Output the first line of the listing and each line after it, up to and including the line that contains "const rightRange = [0.004, 0.018];", exactly as written, minus the pictures.

▼

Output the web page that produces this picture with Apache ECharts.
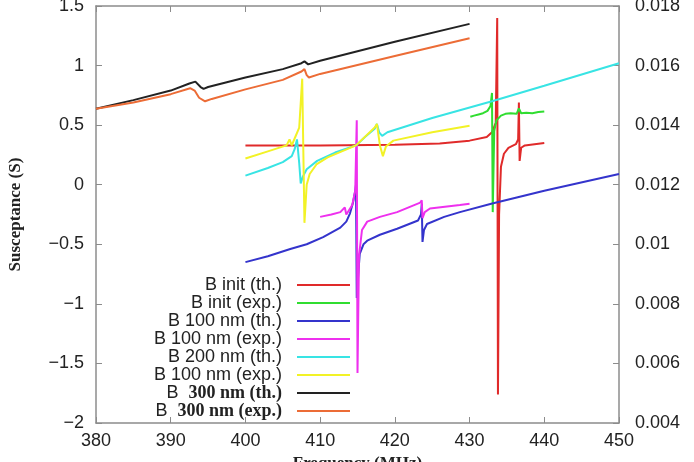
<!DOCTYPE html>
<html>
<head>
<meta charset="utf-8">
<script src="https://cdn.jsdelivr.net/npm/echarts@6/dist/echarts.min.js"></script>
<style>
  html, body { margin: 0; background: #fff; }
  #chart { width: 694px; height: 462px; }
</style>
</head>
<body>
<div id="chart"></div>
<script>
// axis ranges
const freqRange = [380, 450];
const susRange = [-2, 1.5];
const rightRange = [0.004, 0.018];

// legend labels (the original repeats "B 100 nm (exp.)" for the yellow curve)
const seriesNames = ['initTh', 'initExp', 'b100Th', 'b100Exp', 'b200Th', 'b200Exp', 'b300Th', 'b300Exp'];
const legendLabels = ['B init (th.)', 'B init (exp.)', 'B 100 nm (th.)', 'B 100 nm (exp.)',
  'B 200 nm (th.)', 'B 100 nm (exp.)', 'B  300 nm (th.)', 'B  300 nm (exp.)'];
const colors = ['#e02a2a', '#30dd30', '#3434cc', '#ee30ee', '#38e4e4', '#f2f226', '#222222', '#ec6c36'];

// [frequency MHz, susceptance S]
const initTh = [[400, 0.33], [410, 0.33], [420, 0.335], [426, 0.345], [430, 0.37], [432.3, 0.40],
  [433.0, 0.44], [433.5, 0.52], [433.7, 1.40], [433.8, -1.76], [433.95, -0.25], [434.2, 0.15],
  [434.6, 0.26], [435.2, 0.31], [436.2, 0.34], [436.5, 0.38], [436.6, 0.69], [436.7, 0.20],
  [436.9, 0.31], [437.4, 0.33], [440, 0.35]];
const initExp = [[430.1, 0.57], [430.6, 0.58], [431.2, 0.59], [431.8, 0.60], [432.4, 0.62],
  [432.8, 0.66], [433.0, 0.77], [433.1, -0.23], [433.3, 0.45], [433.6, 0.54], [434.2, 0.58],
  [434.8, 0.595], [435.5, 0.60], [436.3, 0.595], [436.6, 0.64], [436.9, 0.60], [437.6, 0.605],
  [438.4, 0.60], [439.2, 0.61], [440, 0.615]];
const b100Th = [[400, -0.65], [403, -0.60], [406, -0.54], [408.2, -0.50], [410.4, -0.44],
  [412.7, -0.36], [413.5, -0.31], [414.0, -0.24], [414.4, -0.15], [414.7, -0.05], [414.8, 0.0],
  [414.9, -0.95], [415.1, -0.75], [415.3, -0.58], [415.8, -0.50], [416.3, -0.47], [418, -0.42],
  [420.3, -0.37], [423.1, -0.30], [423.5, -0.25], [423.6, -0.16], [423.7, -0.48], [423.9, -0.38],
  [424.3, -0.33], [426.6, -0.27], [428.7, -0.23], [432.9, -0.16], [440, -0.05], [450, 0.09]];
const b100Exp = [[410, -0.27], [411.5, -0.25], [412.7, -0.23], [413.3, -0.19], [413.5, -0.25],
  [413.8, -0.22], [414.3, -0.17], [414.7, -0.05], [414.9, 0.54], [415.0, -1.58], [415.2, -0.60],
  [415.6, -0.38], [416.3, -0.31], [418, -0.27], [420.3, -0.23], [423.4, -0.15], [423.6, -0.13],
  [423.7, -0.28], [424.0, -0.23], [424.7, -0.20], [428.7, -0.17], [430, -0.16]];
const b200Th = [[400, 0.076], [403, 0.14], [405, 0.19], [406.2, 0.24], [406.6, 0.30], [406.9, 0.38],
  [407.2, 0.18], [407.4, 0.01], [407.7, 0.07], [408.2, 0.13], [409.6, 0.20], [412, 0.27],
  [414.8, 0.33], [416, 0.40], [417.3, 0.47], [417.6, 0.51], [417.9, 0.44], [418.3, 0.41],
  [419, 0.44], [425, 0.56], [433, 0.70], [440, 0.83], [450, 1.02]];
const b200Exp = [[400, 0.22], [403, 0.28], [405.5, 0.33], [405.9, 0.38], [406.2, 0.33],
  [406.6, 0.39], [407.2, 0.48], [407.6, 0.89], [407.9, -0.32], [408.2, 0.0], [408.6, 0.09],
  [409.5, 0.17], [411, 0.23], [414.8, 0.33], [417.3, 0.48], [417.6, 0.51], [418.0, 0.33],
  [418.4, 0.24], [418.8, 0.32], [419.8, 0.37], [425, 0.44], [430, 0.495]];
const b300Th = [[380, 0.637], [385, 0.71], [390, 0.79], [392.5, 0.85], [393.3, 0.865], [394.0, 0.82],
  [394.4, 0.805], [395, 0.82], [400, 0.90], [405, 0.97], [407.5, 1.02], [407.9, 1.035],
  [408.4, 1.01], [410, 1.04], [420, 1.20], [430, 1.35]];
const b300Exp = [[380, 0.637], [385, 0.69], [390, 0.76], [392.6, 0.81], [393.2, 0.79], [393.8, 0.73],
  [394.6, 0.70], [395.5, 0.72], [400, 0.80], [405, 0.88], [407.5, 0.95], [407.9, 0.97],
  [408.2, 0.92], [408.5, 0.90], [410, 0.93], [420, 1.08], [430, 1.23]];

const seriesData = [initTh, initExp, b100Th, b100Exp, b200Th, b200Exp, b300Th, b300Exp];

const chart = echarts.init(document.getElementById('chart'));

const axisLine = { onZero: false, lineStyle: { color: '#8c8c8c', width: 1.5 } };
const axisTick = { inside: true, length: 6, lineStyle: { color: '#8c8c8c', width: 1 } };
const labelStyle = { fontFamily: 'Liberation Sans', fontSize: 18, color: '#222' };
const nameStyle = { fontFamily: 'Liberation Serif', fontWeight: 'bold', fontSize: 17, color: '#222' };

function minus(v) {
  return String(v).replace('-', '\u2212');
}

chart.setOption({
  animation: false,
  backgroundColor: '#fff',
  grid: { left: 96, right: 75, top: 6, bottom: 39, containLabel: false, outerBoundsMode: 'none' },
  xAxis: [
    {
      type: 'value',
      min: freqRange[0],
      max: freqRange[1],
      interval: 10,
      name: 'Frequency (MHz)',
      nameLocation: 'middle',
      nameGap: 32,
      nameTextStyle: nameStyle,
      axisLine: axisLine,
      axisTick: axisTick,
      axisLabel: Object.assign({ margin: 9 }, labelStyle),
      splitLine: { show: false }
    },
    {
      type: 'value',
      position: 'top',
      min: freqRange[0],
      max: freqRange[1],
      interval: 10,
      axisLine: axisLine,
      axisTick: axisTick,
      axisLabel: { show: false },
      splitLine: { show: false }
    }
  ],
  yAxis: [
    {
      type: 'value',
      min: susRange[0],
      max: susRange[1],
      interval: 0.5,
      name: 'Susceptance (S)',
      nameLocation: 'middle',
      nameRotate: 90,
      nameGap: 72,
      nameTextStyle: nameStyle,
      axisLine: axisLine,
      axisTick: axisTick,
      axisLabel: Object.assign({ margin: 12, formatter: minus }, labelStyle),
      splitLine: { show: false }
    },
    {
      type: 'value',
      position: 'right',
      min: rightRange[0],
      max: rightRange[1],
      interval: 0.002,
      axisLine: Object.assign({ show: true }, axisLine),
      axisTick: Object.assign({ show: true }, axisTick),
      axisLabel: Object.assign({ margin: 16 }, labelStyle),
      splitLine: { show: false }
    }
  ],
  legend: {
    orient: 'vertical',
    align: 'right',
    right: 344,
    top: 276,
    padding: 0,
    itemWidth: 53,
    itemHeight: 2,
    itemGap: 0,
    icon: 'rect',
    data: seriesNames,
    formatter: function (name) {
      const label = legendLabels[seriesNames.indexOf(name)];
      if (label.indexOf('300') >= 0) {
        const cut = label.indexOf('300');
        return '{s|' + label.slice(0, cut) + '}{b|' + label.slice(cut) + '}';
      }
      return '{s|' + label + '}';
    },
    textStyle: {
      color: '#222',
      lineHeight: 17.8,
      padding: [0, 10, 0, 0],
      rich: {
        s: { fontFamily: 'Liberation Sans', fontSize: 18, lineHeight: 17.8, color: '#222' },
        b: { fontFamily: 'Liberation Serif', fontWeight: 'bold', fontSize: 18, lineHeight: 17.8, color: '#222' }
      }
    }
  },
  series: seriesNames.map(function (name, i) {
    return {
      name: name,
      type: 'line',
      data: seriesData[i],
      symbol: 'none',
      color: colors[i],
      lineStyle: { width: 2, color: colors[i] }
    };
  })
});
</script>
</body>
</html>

▲

- [Response]:
Output the web page that produces this picture with Apache ECharts.
<!DOCTYPE html>
<html>
<head>
<meta charset="utf-8">
<script src="https://cdn.jsdelivr.net/npm/echarts@6/dist/echarts.min.js"></script>
<style>
  html, body { margin: 0; background: #fff; }
  #chart { width: 694px; height: 462px; }
</style>
</head>
<body>
<div id="chart"></div>
<script>
// axis ranges
const freqRange = [380, 450];
const susRange = [-2, 1.5];
const rightRange = [0.004, 0.018];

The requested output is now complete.